>> Begin Dataset section

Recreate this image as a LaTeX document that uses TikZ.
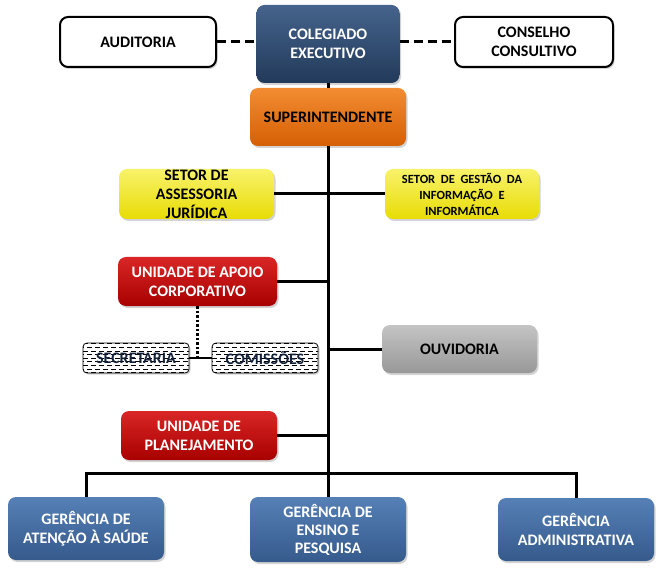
\documentclass[tikz,border=0pt]{standalone}
\usepackage{fontspec}
\setmainfont{Carlito}[BoldFont={Carlito Bold}]
\usetikzlibrary{shadows,calc}
\definecolor{navyT}{HTML}{45638C}
\definecolor{navyB}{HTML}{223A5A}
\definecolor{oranT}{HTML}{F28C32}
\definecolor{oranB}{HTML}{D65F04}
\definecolor{yelT}{HTML}{F8F26A}
\definecolor{yelB}{HTML}{E8DC05}
\definecolor{redT}{HTML}{D92626}
\definecolor{redB}{HTML}{A80000}
\definecolor{grayT}{HTML}{C4C4C4}
\definecolor{grayB}{HTML}{989898}
\definecolor{bluT}{HTML}{5580B6}
\definecolor{bluB}{HTML}{365A8C}
\definecolor{secText}{HTML}{14213A}
\tikzset{
  box/.style={rounded corners=8pt, align=center, inner sep=0pt,
    font=\bfseries\fontsize{16}{19}\selectfont,
    drop shadow={opacity=0.35, shadow xshift=1.5pt, shadow yshift=-2pt}},
  grad/.style 2 args={top color=#1, bottom color=#2, draw=none},
  whitebox/.style={box, fill=white, draw=black, line width=2pt},
  hatchbox/.style={rounded corners=4pt, align=center, inner sep=0pt, draw=black, line width=0.8pt,
    fill=white, text=secText, font=\bfseries\fontsize{16}{19}\selectfont,
    drop shadow={opacity=0.35, shadow xshift=1.5pt, shadow yshift=-1.5pt},
    path picture={
      \foreach \k in {-4,...,4}{
        \draw[line width=0.6pt, dash pattern=on 5pt off 3pt, dash phase={mod(\k+4,2)*4pt}]
          ($(path picture bounding box.west)+(0,\k*3.6pt)$) -- ++(200pt,0);
      }}},
  trunk/.style={line width=3pt, black},
  dashlink/.style={line width=3pt, dash pattern=on 9pt off 5pt},
  dotlink/.style={line width=3pt, dash pattern=on 2.5pt off 2pt},
}
\begin{document}
\begin{tikzpicture}[x=1pt,y=-1pt]
\useasboundingbox (0,0) rectangle (658,577);

% top row
\node[whitebox, minimum width=156pt, minimum height=50pt] (aud) at (138,42) {AUDITORIA};
\node[box, grad={navyT}{navyB}, text=white, minimum width=143pt, minimum height=78pt] (col) at (328,44) {COLEGIADO\\EXECUTIVO};
\node[whitebox, minimum width=158pt, minimum height=50pt] (cons) at (534,42) {CONSELHO\\CONSULTIVO};
\node[box, grad={oranT}{oranB}, text=black, minimum width=156pt, minimum height=58pt] (sup) at (328,117) {SUPERINTENDENTE};

% middle
\node[box, grad={yelT}{yelB}, text=black, minimum width=155pt, minimum height=50pt] (jur) at (196.5,194) {SETOR DE\\ASSESSORIA\\JURÍDICA};
\node[box, grad={yelT}{yelB}, text=black, minimum width=154pt, minimum height=50pt,
      font=\bfseries\fontsize{12.5}{16}\selectfont] (ges) at (462,194) {SETOR\ \ DE\ \ GESTÃO\ \ DA\\INFORMAÇÃO\ \ E\\INFORMÁTICA};
\node[box, grad={redT}{redB}, text=white, minimum width=159pt, minimum height=49pt] (apo) at (197.5,281.5) {UNIDADE DE APOIO\\CORPORATIVO};
\node[hatchbox, minimum width=106pt, minimum height=30pt] (sec) at (136,358) {SECRETARIA};
\node[hatchbox, minimum width=106pt, minimum height=30pt] (com) at (265,358) {COMISSÕES};
\node[box, grad={grayT}{grayB}, text=black, minimum width=155pt, minimum height=48pt] (ouv) at (459.5,349) {OUVIDORIA};
\node[box, grad={redT}{redB}, text=white, minimum width=156pt, minimum height=49pt] (pla) at (199,435.5) {UNIDADE DE\\PLANEJAMENTO};

% bottom
\node[box, grad={bluT}{bluB}, text=white, minimum width=156pt, minimum height=63pt] (g1) at (86,528.5) {GERÊNCIA DE\\ATENÇÃO À SAÚDE};
\node[box, grad={bluT}{bluB}, text=white, minimum width=156pt, minimum height=65pt, font=\bfseries\fontsize{16}{18}\selectfont] (g2) at (328,529.5) {GERÊNCIA DE\\ENSINO E\\PESQUISA};
\node[box, grad={bluT}{bluB}, text=white, minimum width=156pt, minimum height=63pt] (g3) at (576,529.5) {GERÊNCIA\\ADMINISTRATIVA};

\coordinate (bar) at (328,473);

% connectors
\draw[dashlink] (aud.east) -- (aud.east -| col.west);
\draw[dashlink] (cons.west -| col.east) -- (cons.west);
\draw[trunk] (col.south) -- (sup.north);
\draw[trunk] (sup.south) -- (g2.north);
\draw[trunk] (jur.east) -- (ges.west);
\draw[trunk] (apo.east) -- (apo.east -| sup.south);
\draw[trunk] (ouv.west) -- (ouv.west -| sup.south);
\draw[trunk] (pla.east) -- (pla.east -| sup.south);
\draw[trunk] (g1.north) |- (bar) -| (g3.north);
\draw[dotlink] (apo.south) -- (apo.south |- sec.east);
\draw[line width=2.5pt] (sec.east) -- (com.west);
\end{tikzpicture}
\end{document}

>> End Dataset section

> [Do this]:
Reproduce each line exactly, please, except for any pictures.

> [Result below]:
Recreate this image as a LaTeX document that uses TikZ.
\documentclass[tikz,border=0pt]{standalone}
\usepackage{fontspec}
\setmainfont{Carlito}[BoldFont={Carlito Bold}]
\usetikzlibrary{shadows,calc}
\definecolor{navyT}{HTML}{45638C}
\definecolor{navyB}{HTML}{223A5A}
\definecolor{oranT}{HTML}{F28C32}
\definecolor{oranB}{HTML}{D65F04}
\definecolor{yelT}{HTML}{F8F26A}
\definecolor{yelB}{HTML}{E8DC05}
\definecolor{redT}{HTML}{D92626}
\definecolor{redB}{HTML}{A80000}
\definecolor{grayT}{HTML}{C4C4C4}
\definecolor{grayB}{HTML}{989898}
\definecolor{bluT}{HTML}{5580B6}
\definecolor{bluB}{HTML}{365A8C}
\definecolor{secText}{HTML}{14213A}
\tikzset{
  box/.style={rounded corners=8pt, align=center, inner sep=0pt,
    font=\bfseries\fontsize{16}{19}\selectfont,
    drop shadow={opacity=0.35, shadow xshift=1.5pt, shadow yshift=-2pt}},
  grad/.style 2 args={top color=#1, bottom color=#2, draw=none},
  whitebox/.style={box, fill=white, draw=black, line width=2pt},
  hatchbox/.style={rounded corners=4pt, align=center, inner sep=0pt, draw=black, line width=0.8pt,
    fill=white, text=secText, font=\bfseries\fontsize{16}{19}\selectfont,
    drop shadow={opacity=0.35, shadow xshift=1.5pt, shadow yshift=-1.5pt},
    path picture={
      \foreach \k in {-4,...,4}{
        \draw[line width=0.6pt, dash pattern=on 5pt off 3pt, dash phase={mod(\k+4,2)*4pt}]
          ($(path picture bounding box.west)+(0,\k*3.6pt)$) -- ++(200pt,0);
      }}},
  trunk/.style={line width=3pt, black},
  dashlink/.style={line width=3pt, dash pattern=on 9pt off 5pt},
  dotlink/.style={line width=3pt, dash pattern=on 2.5pt off 2pt},
}
\begin{document}
\begin{tikzpicture}[x=1pt,y=-1pt]
\useasboundingbox (0,0) rectangle (658,577);

% top row
\node[whitebox, minimum width=156pt, minimum height=50pt] (aud) at (138,42) {AUDITORIA};
\node[box, grad={navyT}{navyB}, text=white, minimum width=143pt, minimum height=78pt] (col) at (328,44) {COLEGIADO\\EXECUTIVO};
\node[whitebox, minimum width=158pt, minimum height=50pt] (cons) at (534,42) {CONSELHO\\CONSULTIVO};
\node[box, grad={oranT}{oranB}, text=black, minimum width=156pt, minimum height=58pt] (sup) at (328,117) {SUPERINTENDENTE};

% middle
\node[box, grad={yelT}{yelB}, text=black, minimum width=155pt, minimum height=50pt] (jur) at (196.5,194) {SETOR DE\\ASSESSORIA\\JURÍDICA};
\node[box, grad={yelT}{yelB}, text=black, minimum width=154pt, minimum height=50pt,
      font=\bfseries\fontsize{12.5}{16}\selectfont] (ges) at (462,194) {SETOR\ \ DE\ \ GESTÃO\ \ DA\\INFORMAÇÃO\ \ E\\INFORMÁTICA};
\node[box, grad={redT}{redB}, text=white, minimum width=159pt, minimum height=49pt] (apo) at (197.5,281.5) {UNIDADE DE APOIO\\CORPORATIVO};
\node[hatchbox, minimum width=106pt, minimum height=30pt] (sec) at (136,358) {SECRETARIA};
\node[hatchbox, minimum width=106pt, minimum height=30pt] (com) at (265,358) {COMISSÕES};
\node[box, grad={grayT}{grayB}, text=black, minimum width=155pt, minimum height=48pt] (ouv) at (459.5,349) {OUVIDORIA};
\node[box, grad={redT}{redB}, text=white, minimum width=156pt, minimum height=49pt] (pla) at (199,435.5) {UNIDADE DE\\PLANEJAMENTO};

% bottom
\node[box, grad={bluT}{bluB}, text=white, minimum width=156pt, minimum height=63pt] (g1) at (86,528.5) {GERÊNCIA DE\\ATENÇÃO À SAÚDE};
\node[box, grad={bluT}{bluB}, text=white, minimum width=156pt, minimum height=65pt, font=\bfseries\fontsize{16}{18}\selectfont] (g2) at (328,529.5) {GERÊNCIA DE\\ENSINO E\\PESQUISA};
\node[box, grad={bluT}{bluB}, text=white, minimum width=156pt, minimum height=63pt] (g3) at (576,529.5) {GERÊNCIA\\ADMINISTRATIVA};

\coordinate (bar) at (328,473);

% connectors
\draw[dashlink] (aud.east) -- (aud.east -| col.west);
\draw[dashlink] (cons.west -| col.east) -- (cons.west);
\draw[trunk] (col.south) -- (sup.north);
\draw[trunk] (sup.south) -- (g2.north);
\draw[trunk] (jur.east) -- (ges.west);
\draw[trunk] (apo.east) -- (apo.east -| sup.south);
\draw[trunk] (ouv.west) -- (ouv.west -| sup.south);
\draw[trunk] (pla.east) -- (pla.east -| sup.south);
\draw[trunk] (g1.north) |- (bar) -| (g3.north);
\draw[dotlink] (apo.south) -- (apo.south |- sec.east);
\draw[line width=2.5pt] (sec.east) -- (com.west);
\end{tikzpicture}
\end{document}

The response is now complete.